Robots, and sensors, and drones, oh my!

Despite the challenges faced by farms, technology does offer solutions. While many of the above examples are still being trialled and refined, the need for increased food production and better environmental care remains a certainty, all but ensuring that further development take place.

Farms of the future, be they inside or outside, will need to be adaptable as conditions change and the demand for yield increases. While seemingly the antithesis of digital, rooted as they are in soil and bone, farms have a long history of benefitting from, and driving, technological advancement.

For farmers and consumers alike, this trend must continue.

*The question of who owns this data is another, more complex issue.

**As Brexit unfolds in Britain, and many countries wage war on immigration, the potential loss of migrant labour has farmers asking if their fruit will wither on the vine.
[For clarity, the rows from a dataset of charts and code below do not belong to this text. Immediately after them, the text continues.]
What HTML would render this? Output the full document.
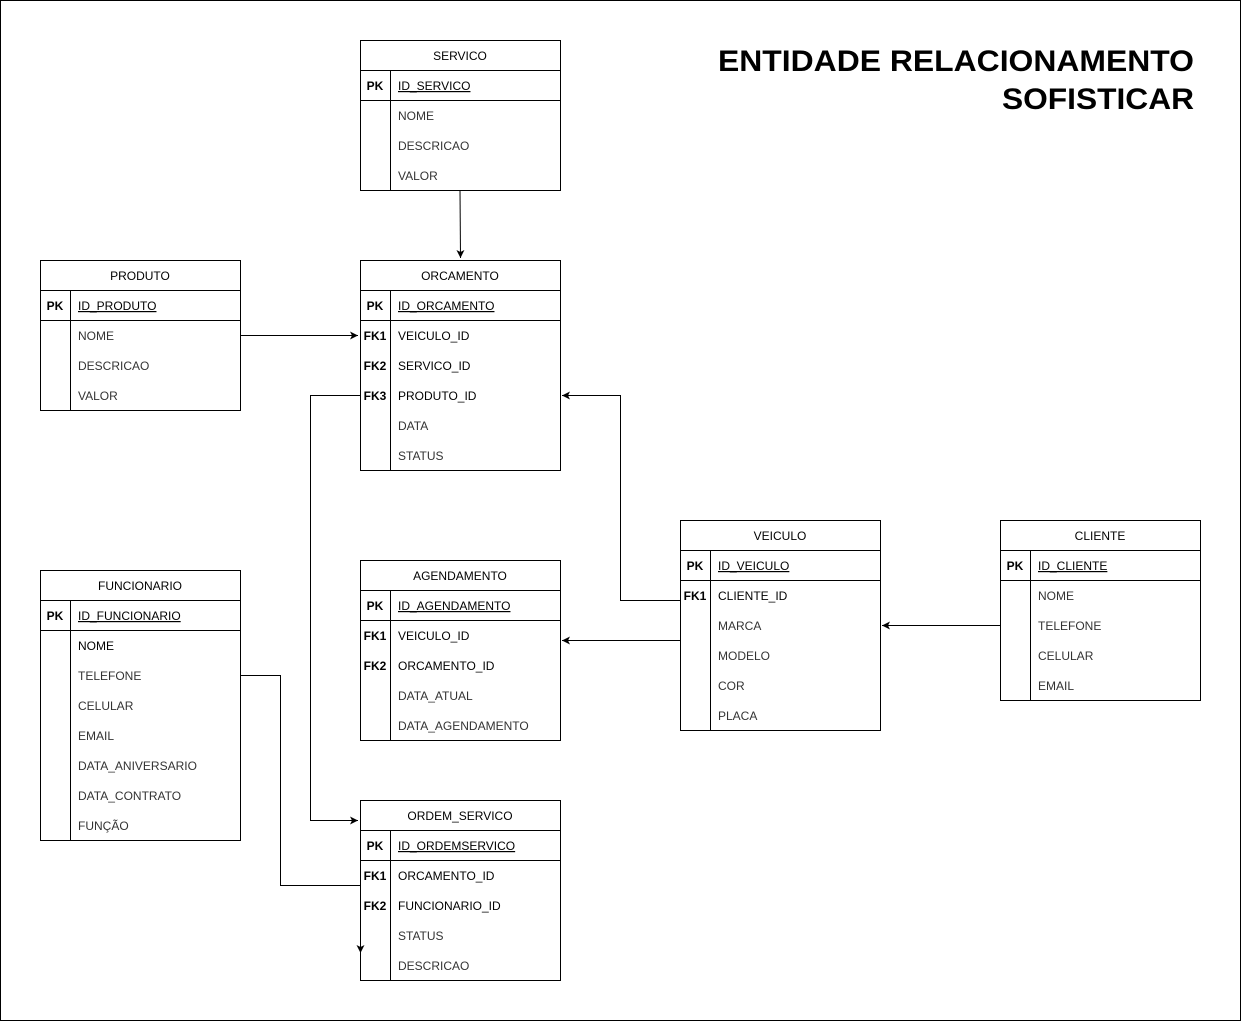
<!DOCTYPE html>
<html><head><meta charset="utf-8"><style>
html,body{margin:0;padding:0;background:#fff}
svg{display:block}
text{font-family:"Liberation Sans",Arial,sans-serif;font-size:12px}
.h{text-anchor:middle;fill:#000}
.k{text-anchor:middle;font-weight:bold;fill:#000}
.f{fill:#333}
.b{fill:#000}
.u{text-decoration:underline;fill:#000}
rect,.t{fill:none;stroke:#000;stroke-width:1}
.e{fill:none;stroke:#000;stroke-width:1}
</style></head><body>
<svg width="1242" height="1022" viewBox="0 0 1242 1022" xmlns="http://www.w3.org/2000/svg">
<defs><marker id="a" markerWidth="10" markerHeight="10" refX="8" refY="4" orient="auto" markerUnits="userSpaceOnUse"><path d="M0,0 L8,4 L0,8 L2,4 z" fill="#000"/></marker></defs>
<rect x="0.5" y="0.5" width="1240" height="1020" fill="#fff"/>

<text x="1194" y="71" text-anchor="end" style="font-size:30px;font-weight:bold" textLength="476" lengthAdjust="spacingAndGlyphs">ENTIDADE RELACIONAMENTO</text>
<text x="1194" y="109" text-anchor="end" style="font-size:30px;font-weight:bold" textLength="192" lengthAdjust="spacingAndGlyphs">SOFISTICAR</text>

<!-- edges -->
<path class="e" d="M460,190 L460.5,258" marker-end="url(#a)"/>
<path class="e" d="M240,335.5 L358,335.5" marker-end="url(#a)"/>
<path class="e" d="M360,395.5 L310.5,395.5 L310.5,820.5 L358,820.5" marker-end="url(#a)"/>
<path class="e" d="M680,600.5 L620.5,600.5 L620.5,395.5 L562,395.5" marker-end="url(#a)"/>
<path class="e" d="M680,640.5 L562,640.5" marker-end="url(#a)"/>
<path class="e" d="M1000,625.5 L882,625.5" marker-end="url(#a)"/>
<path class="e" d="M240,675.5 L280.5,675.5 L280.5,885.5 L360.5,885.5 L360.5,953" marker-end="url(#a)"/>

<!-- SERVICO -->
<g><rect x="360.5" y="40.5" width="200" height="150" fill="#fff"/>
<path class="t" d="M360,70.5H560M360,100.5H560M390.5,70V190"/>
<text class="h" x="460" y="60">SERVICO</text>
<text class="k" x="375" y="90">PK</text><text class="u" x="398" y="90">ID_SERVICO</text>
<text class="f" x="398" y="120">NOME</text>
<text class="f" x="398" y="150">DESCRICAO</text>
<text class="f" x="398" y="180">VALOR</text></g>

<!-- PRODUTO -->
<g><rect x="40.5" y="260.5" width="200" height="150" fill="#fff"/>
<path class="t" d="M40,290.5H240M40,320.5H240M70.5,290V410"/>
<text class="h" x="140" y="280">PRODUTO</text>
<text class="k" x="55" y="310">PK</text><text class="u" x="78" y="310">ID_PRODUTO</text>
<text class="f" x="78" y="340">NOME</text>
<text class="f" x="78" y="370">DESCRICAO</text>
<text class="f" x="78" y="400">VALOR</text></g>

<!-- ORCAMENTO -->
<g><rect x="360.5" y="260.5" width="200" height="210" fill="#fff"/>
<path class="t" d="M360,290.5H560M360,320.5H560M390.5,290V470"/>
<text class="h" x="460" y="280">ORCAMENTO</text>
<text class="k" x="375" y="310">PK</text><text class="u" x="398" y="310">ID_ORCAMENTO</text>
<text class="k" x="375" y="340">FK1</text><text class="b" x="398" y="340">VEICULO_ID</text>
<text class="k" x="375" y="370">FK2</text><text class="b" x="398" y="370">SERVICO_ID</text>
<text class="k" x="375" y="400">FK3</text><text class="b" x="398" y="400">PRODUTO_ID</text>
<text class="f" x="398" y="430">DATA</text>
<text class="f" x="398" y="460">STATUS</text></g>

<!-- FUNCIONARIO -->
<g><rect x="40.5" y="570.5" width="200" height="270" fill="#fff"/>
<path class="t" d="M40,600.5H240M40,630.5H240M70.5,600V840"/>
<text class="h" x="140" y="590">FUNCIONARIO</text>
<text class="k" x="55" y="620">PK</text><text class="u" x="78" y="620">ID_FUNCIONARIO</text>
<text class="b" x="78" y="650">NOME</text>
<text class="f" x="78" y="680">TELEFONE</text>
<text class="f" x="78" y="710">CELULAR</text>
<text class="f" x="78" y="740">EMAIL</text>
<text class="f" x="78" y="770">DATA_ANIVERSARIO</text>
<text class="f" x="78" y="800">DATA_CONTRATO</text>
<text class="f" x="78" y="830">FUNÇÃO</text></g>

<!-- AGENDAMENTO -->
<g><rect x="360.5" y="560.5" width="200" height="180" fill="#fff"/>
<path class="t" d="M360,590.5H560M360,620.5H560M390.5,590V740"/>
<text class="h" x="460" y="580">AGENDAMENTO</text>
<text class="k" x="375" y="610">PK</text><text class="u" x="398" y="610">ID_AGENDAMENTO</text>
<text class="k" x="375" y="640">FK1</text><text class="b" x="398" y="640">VEICULO_ID</text>
<text class="k" x="375" y="670">FK2</text><text class="b" x="398" y="670">ORCAMENTO_ID</text>
<text class="f" x="398" y="700">DATA_ATUAL</text>
<text class="f" x="398" y="730">DATA_AGENDAMENTO</text></g>

<!-- VEICULO -->
<g><rect x="680.5" y="520.5" width="200" height="210" fill="#fff"/>
<path class="t" d="M680,550.5H880M680,580.5H880M710.5,550V730"/>
<text class="h" x="780" y="540">VEICULO</text>
<text class="k" x="695" y="570">PK</text><text class="u" x="718" y="570">ID_VEICULO</text>
<text class="k" x="695" y="600">FK1</text><text class="b" x="718" y="600">CLIENTE_ID</text>
<text class="f" x="718" y="630">MARCA</text>
<text class="f" x="718" y="660">MODELO</text>
<text class="f" x="718" y="690">COR</text>
<text class="f" x="718" y="720">PLACA</text></g>

<!-- CLIENTE -->
<g><rect x="1000.5" y="520.5" width="200" height="180" fill="#fff"/>
<path class="t" d="M1000,550.5H1200M1000,580.5H1200M1030.5,550V700"/>
<text class="h" x="1100" y="540">CLIENTE</text>
<text class="k" x="1015" y="570">PK</text><text class="u" x="1038" y="570">ID_CLIENTE</text>
<text class="f" x="1038" y="600">NOME</text>
<text class="f" x="1038" y="630">TELEFONE</text>
<text class="f" x="1038" y="660">CELULAR</text>
<text class="f" x="1038" y="690">EMAIL</text></g>

<!-- ORDEM_SERVICO -->
<g><rect x="360.5" y="800.5" width="200" height="180" fill="none"/>
<path class="t" d="M360,830.5H560M360,860.5H560M390.5,830V980"/>
<text class="h" x="460" y="820">ORDEM_SERVICO</text>
<text class="k" x="375" y="850">PK</text><text class="u" x="398" y="850">ID_ORDEMSERVICO</text>
<text class="k" x="375" y="880">FK1</text><text class="b" x="398" y="880">ORCAMENTO_ID</text>
<text class="k" x="375" y="910">FK2</text><text class="b" x="398" y="910">FUNCIONARIO_ID</text>
<text class="f" x="398" y="940">STATUS</text>
<text class="f" x="398" y="970">DESCRICAO</text></g>
</svg>
</body></html>
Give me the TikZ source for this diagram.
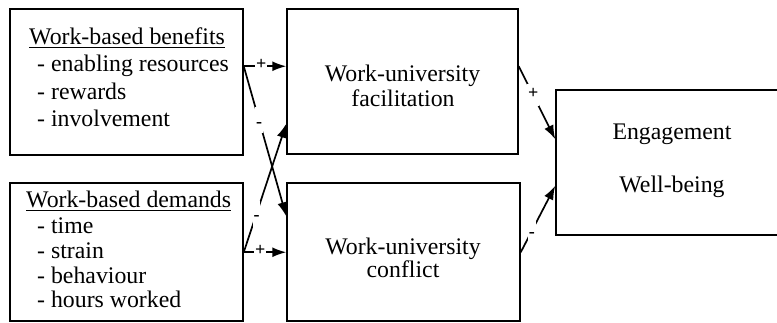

While trials have already proven grains like wheat and barley can be planted and harvested solely by automated machinery, more complex crops such as vegetables and fruit will require bespoke solutions (read: costly) and more advanced technology.

***Of course, new problems do crop up. Cost for an unproven technology, for example. ‘Farming as a service’ options, allowing tech to be leased by area or year help reduce farmer outlay and improve willingness to experiment. Additionally, with farms located away from urban, well-connected wi-fi or mobile network areas, simply uploading to the cloud is often not an option. Roaming technology either has to store and upload its payload once it returns to a connected hub, or better connectivity needs to be implemented.